Par deux bordereaux des 19 févier 2019 et 28 mai 2018, la société Rodrigues Construction a cédé à la BTP deux créances sur des maîtres d’ouvrage ; il est constant que la créance globale nominale subsistante est de 24 776,07 euros, montant déclaré à la procédure collective par la banque.
Contrairement à ce qu’a retenu le juge-commissaire, il est indifférent que la BTP n’ait consenti des crédits à la débitrice qu’à hauteur de 80% de cette somme : dès lors que la débitrice est demeurée garante des créances cédées, la créance de la BTP doit être admise en totalité.
L’ordonnance entreprise doit en conséquence être infirmée en ce qu’elle partiellement rejeté la créance, qui doit être admise en totalité.
Sur les demandes accessoires
L’équité commande de n’allouer d’indemnité de procédure à aucune des parties.
la cour, statuant contradictoirement,
Infirme l’ordonnance entreprise en ce qu’elle a rejeté partiellement la créance déclarée par la BTP ;
Statuant à nouveau de ce chef,
Admet la créance pour un montant complémentaire de 4 955,22 euros, à titre chirographaire ;
Dit que les dépens seront employés en frais privilégié de la procédure collective ;
Rejette les demandes formulées au titre des frais non compris dans les dépens.
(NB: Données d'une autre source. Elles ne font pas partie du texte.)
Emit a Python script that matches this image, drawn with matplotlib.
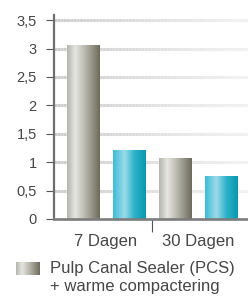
import numpy as np
import matplotlib.pyplot as plt
from matplotlib.colors import LinearSegmentedColormap

groups = ["7 Dagen", "30 Dagen"]
pcs_values = [3.07, 1.07]
other_values = [1.21, 0.76]
yticks = [0, 0.5, 1, 1.5, 2, 2.5, 3, 3.5]
ytick_labels = ["0", "0,5", "1", "1,5", "2", "2,5", "3", "3,5"]
legend_lines = ["Pulp Canal Sealer (PCS)", "+ warme compactering"]

plt.rcParams['font.family'] = ['Liberation Sans', 'DejaVu Sans']

grey_cmap = LinearSegmentedColormap.from_list(
    "greybar", [(0, "#b4b4ac"), (0.25, "#e6e6e2"), (0.55, "#b8b8ae"), (1, "#6c6a5a")])
cyan_cmap = LinearSegmentedColormap.from_list(
    "cyanbar", [(0, "#3cbcd6"), (0.35, "#9cdbea"), (0.65, "#2cb2ca"), (1, "#0898b0")])

txt_color = '#464646'

fig = plt.figure(figsize=(2.48, 3.0), dpi=100)
ax = fig.add_axes([53.5 / 248, 81 / 300, 194.5 / 248, 204 / 300])

x = np.arange(len(groups))
width = 0.348
off = 0.25

# gradient grid lines
n = 60
for yv in yticks[1:]:
    xs = np.linspace(-0.571, 1.543, n + 1)
    for i in range(n):
        t = i / n
        c = np.array([0.81, 0.81, 0.81]) * (1 - t) + np.array([0.95, 0.95, 0.95]) * t
        ax.plot([xs[i], xs[i + 1]], [yv, yv], color=c, lw=2.2,
                solid_capstyle='butt', zorder=1)


def grad_fill(bar, cmap):
    x0, y0 = bar.get_x(), bar.get_y()
    w, h = bar.get_width(), bar.get_height()
    grad = np.linspace(0, 1, 256).reshape(1, -1)
    im = ax.imshow(grad, cmap=cmap, aspect='auto',
                   extent=(x0, x0 + w, y0, y0 + h), zorder=3,
                   interpolation='bicubic')
    im.set_clip_path(bar)
    bar.set_facecolor('none')
    bar.set_edgecolor('none')


b1 = ax.bar(x - off, pcs_values, width, zorder=3)
b2 = ax.bar(x + off, other_values, width, zorder=3)
for b in b1:
    grad_fill(b, grey_cmap)
for b in b2:
    grad_fill(b, cyan_cmap)

ax.set_xlim(-0.571, 1.543)
ax.set_ylim(0, 3.59)

for s in ['top', 'right']:
    ax.spines[s].set_visible(False)
ax.spines['left'].set_color('#6e6e6e')
ax.spines['left'].set_linewidth(1.6)
ax.spines['bottom'].set_color('#7c7c7c')
ax.spines['bottom'].set_linewidth(1.9)
ax.spines['left'].set_zorder(5)
ax.spines['bottom'].set_zorder(5)

ax.set_yticks(yticks, ytick_labels)
ax.tick_params(axis='y', length=6, width=0.8, color='#555555', pad=6,
               labelsize=10.5, labelcolor=txt_color)
ax.set_xticks(x, groups)
ax.tick_params(axis='x', which='major', length=0, pad=11, labelsize=12,
               labelcolor=txt_color)
ax.set_xticks([0.5], minor=True)
ax.tick_params(axis='x', which='minor', length=9, width=0.8, color='#555555')

# legend
lax = fig.add_axes([16 / 248, 25 / 300, 24 / 248, 13 / 300])
lax.imshow(np.linspace(0, 1, 256).reshape(1, -1), cmap=grey_cmap,
           aspect='auto', interpolation='bicubic')
lax.axis('off')
fig.text(50 / 248, 31 / 300, legend_lines[0], fontsize=12, color=txt_color,
         va='center', ha='left')
fig.text(50 / 248, 13 / 300, legend_lines[1], fontsize=12, color=txt_color,
         va='center', ha='left')

fig.savefig("out.png", dpi=100)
– prononcé publiquement par mise à disposition de l’arrêt au greffe de la cour, les parties en ayant été préalablement avisées dans les conditions prévues au deuxième alinéa de l’article 450 du code de procédure civile.
– signé par Monsieur Ronan GUERLOT, Président, et par Madame Françoise DUCAMIN, Greffière, auquel la minute de la décision a été remise par le magistrat signataire.